Assessing floods early-warning systems - Papua New Guinea

Source(s)
United Nations Development Programme - Papua New Guinea
Photo by Flickr user Nick Hobgood CC BY-NC 2.0 https://flic.kr/p/duyTEs
Photo by Flickr user Nick Hobgood CC BY-NC 2.0 https://flic.kr/p/duyTEs

A new Report entitled “Assessment of the Early Warning Systems for inland and coastal flooding in Papua New Guinea” was presented by the Climate Change Development Authority (CCDA) and the United Nations Development Programme (UNDP).

The Report elaborates the current status of early warning systems in PNG and what needs to be done to set up an effective early warning systems for flooding.

Papua New Guinea, being close to the equator, falls within the moist tropical rainforest zone with high to very high rainfall. The country is prone to various natural disasters such as inland and coastal flooding besides earthquakes, volcano and several others. The country is ranked 54th among countries most exposed to multiple hazards according to the World Bank’s Natural Disaster Hotspot study.

These natural disasters affect various sectors such as community livelihoods, infrastructure and agriculture and although these events cannot be prevented, advance warning and pre-planning can often reduce the impact from flooding.

To develop these systems, CCDA/UNDP-led initiative conducted a study to assess the current state of early-warning systems in the selected 5 pilot territories: East Sepik, Madang, Lae, Northern and New Ireland Provinces.

The study showed that there no flood monitoring and warning systems in place in Papua New Guinea. Although local communities possess knowledge on flooding and indigenous adaptation and response methods, the flood warnings are not disseminated in any way and there are no proactive measures taken to improve flood risk knowledge.

The Report concludes that there is an urgent need for institutional strengthening of the organisations involved. This includes capacity building, harmonizing of mandates, and ensuring sufficient budget for the organisations to fulfil their roles and responsibilities related to flood early-warning systems.

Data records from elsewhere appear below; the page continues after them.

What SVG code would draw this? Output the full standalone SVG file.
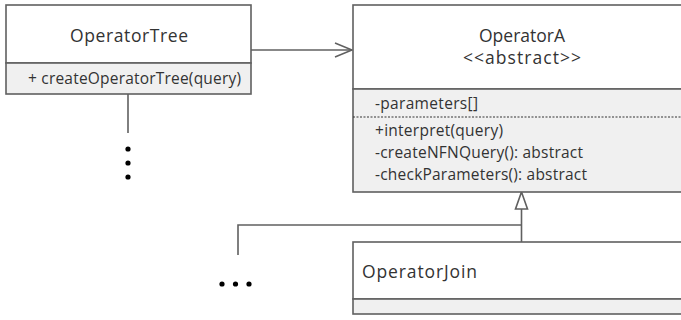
<svg xmlns="http://www.w3.org/2000/svg" width="681" height="320" viewBox="0 0 681 320">
<style>
.box{fill:#ffffff;stroke:#606060;stroke-width:1.6}
.comp{fill:#f0f0f0;stroke:#606060;stroke-width:1.6}
.ln{fill:none;stroke:#606060;stroke-width:1.6}
.title{font-family:"Open Sans","Noto Sans",sans-serif;font-size:17.5px;fill:#333333}
.txt{font-family:"Open Sans","Noto Sans",sans-serif;font-size:15.5px;fill:#333333}
.dot{fill:#000000}
</style>
<defs>
<marker id="open" markerWidth="20" markerHeight="16" refX="18" refY="8" orient="auto" markerUnits="userSpaceOnUse">
<path d="M1,1 L18,8 L1,15" fill="none" stroke="#606060" stroke-width="1.6"/>
</marker>
</defs>
<g id="connectors">
<line class="ln" x1="251" y1="50" x2="352" y2="50" marker-end="url(#open)"/>
<line class="ln" x1="128" y1="94" x2="128" y2="133"/>
<line class="ln" x1="521.5" y1="209" x2="521.5" y2="242"/>
<polyline class="ln" points="521.5,225 238,225 238,255"/>
<path d="M521.5,192 L527.5,209 L515.5,209 Z" fill="#ffffff" stroke="#606060" stroke-width="1.6"/>
</g>
<g id="OperatorTree">
<rect class="box" x="6" y="5" width="245" height="58"/>
<rect class="comp" x="6" y="63" width="245" height="31"/>
<text class="title" x="129" y="42" text-anchor="middle" textLength="118" lengthAdjust="spacing">OperatorTree</text>
<text class="txt" x="28" y="84" textLength="213" lengthAdjust="spacing">+ createOperatorTree(query)</text>
</g>
<g id="OperatorTreeDots">
<circle class="dot" cx="128" cy="149" r="2.6"/>
<circle class="dot" cx="128" cy="163" r="2.6"/>
<circle class="dot" cx="128" cy="177" r="2.6"/>
</g>
<g id="OperatorA">
<rect class="box" x="353" y="5" width="340" height="84"/>
<rect class="comp" x="353" y="89" width="340" height="103"/>
<line x1="353" y1="117" x2="693" y2="117" stroke="#333333" stroke-width="1.2" stroke-dasharray="2,1.5"/>
<text class="title" x="522" y="42" text-anchor="middle">OperatorA</text>
<text class="title" x="522" y="64" text-anchor="middle" textLength="118" lengthAdjust="spacing">&lt;&lt;abstract&gt;&gt;</text>
<text class="txt" x="375" y="109" textLength="103" lengthAdjust="spacing">-parameters[]</text>
<text class="txt" x="375" y="136" textLength="128" lengthAdjust="spacing">+interpret(query)</text>
<text class="txt" x="375" y="158" textLength="208" lengthAdjust="spacing">-createNFNQuery(): abstract</text>
<text class="txt" x="375" y="180" textLength="212" lengthAdjust="spacing">-checkParameters(): abstract</text>
</g>
<g id="OperatorJoin">
<rect class="box" x="353" y="242" width="340" height="57"/>
<rect class="comp" x="353" y="299" width="340" height="15"/>
<text class="title" x="362" y="278" textLength="115" lengthAdjust="spacing">OperatorJoin</text>
</g>
<g id="MoreDots">
<circle class="dot" cx="222" cy="284" r="2.6"/>
<circle class="dot" cx="235.5" cy="284" r="2.6"/>
<circle class="dot" cx="249" cy="284" r="2.6"/>
</g>
</svg>
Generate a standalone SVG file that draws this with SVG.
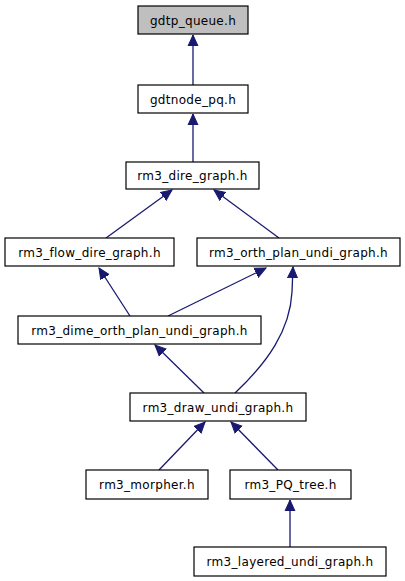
<svg xmlns="http://www.w3.org/2000/svg" width="405" height="581" viewBox="0 0 405 581">
<style>
.n rect{fill:#fff;stroke:#000;stroke-width:1.2}
.n.root rect{fill:#bfbfbf}
.n text{font-family:"DejaVu Sans",sans-serif;font-size:12px;letter-spacing:0.3px;text-anchor:middle;fill:#000}
.e path{fill:none;stroke:#191970;stroke-width:1.3;marker-end:url(#ah)}
</style>
<defs>
<marker id="ah" markerUnits="userSpaceOnUse" markerWidth="12" markerHeight="12" viewBox="0 0 12 10" refX="11" refY="5" orient="auto">
<path d="M0,0 L11,5 L0,10 Z" fill="#191970" stroke="#191970"/>
</marker>
</defs>
<rect width="405" height="581" fill="#fff"/>
<g id="edges" class="e">
<path d="M193,85 L193,35"/>
<path d="M193,162 L193,114"/>
<path d="M106,238 L172,190"/>
<path d="M279,238 L214,190"/>
<path d="M130,316 L99,268"/>
<path d="M168,316 L266,268"/>
<path d="M204,393 L155,345"/>
<path d="M235,393 C268,362 290,330 292,292 L293,267"/>
<path d="M159,470 L205,422"/>
<path d="M278,470 L231,422"/>
<path d="M290,547 L290,500"/>
</g>
<g id="gdtp_queue" class="n root"><rect x="138" y="6" width="110" height="28"/><text x="193" y="24.5">gdtp_queue.h</text></g>
<g id="gdtnode_pq" class="n"><rect x="138" y="85" width="110" height="28"/><text x="193" y="103.5">gdtnode_pq.h</text></g>
<g id="rm3_dire_graph" class="n"><rect x="126" y="162" width="133" height="27"/><text x="192.5" y="180">rm3_dire_graph.h</text></g>
<g id="rm3_flow_dire_graph" class="n"><rect x="5" y="238" width="169" height="28"/><text x="89.5" y="256.5">rm3_flow_dire_graph.h</text></g>
<g id="rm3_orth_plan_undi_graph" class="n"><rect x="197" y="238" width="203" height="28"/><text x="298.5" y="256.5">rm3_orth_plan_undi_graph.h</text></g>
<g id="rm3_dime_orth_plan_undi_graph" class="n"><rect x="18" y="316" width="243" height="28"/><text x="139.5" y="334.5">rm3_dime_orth_plan_undi_graph.h</text></g>
<g id="rm3_draw_undi_graph" class="n"><rect x="130" y="393" width="176" height="28"/><text x="218" y="411.5">rm3_draw_undi_graph.h</text></g>
<g id="rm3_morpher" class="n"><rect x="86" y="470" width="122" height="29"/><text x="147" y="489">rm3_morpher.h</text></g>
<g id="rm3_PQ_tree" class="n"><rect x="230" y="470" width="121" height="29"/><text x="290.5" y="489">rm3_PQ_tree.h</text></g>
<g id="rm3_layered_undi_graph" class="n"><rect x="194" y="547" width="192" height="29"/><text x="290" y="566">rm3_layered_undi_graph.h</text></g>
</svg>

The Report provides a roadmap for an effective community-based flood early-warning system. Some of the recommendations include:

  • Restore and enhance the monitoring network
  • Create capacity in monitoring and forecasting
  • Disseminate flood warnings using cell phone technology, radio and traditional means in order to reach the last mile
  • Create local ownership by involving stakeholders in a river basin committee of further activities, which will seek to establish early-warning systems and coordinate

Further actions will be undertaken in frames of a wider “Enhancing Adaptive Capacity of Communities to Climate Change – related Floods in the North Coast and islands Region PNG” program, implemented by UNDP and CCDA, with funds from Adaptation Fund. The four-year program aims at implementing measures at the community level to cope with the floods as well as building institutional and policy capacities that promote efficient and cost-effective adaptation to coastal and inland flood-related risk.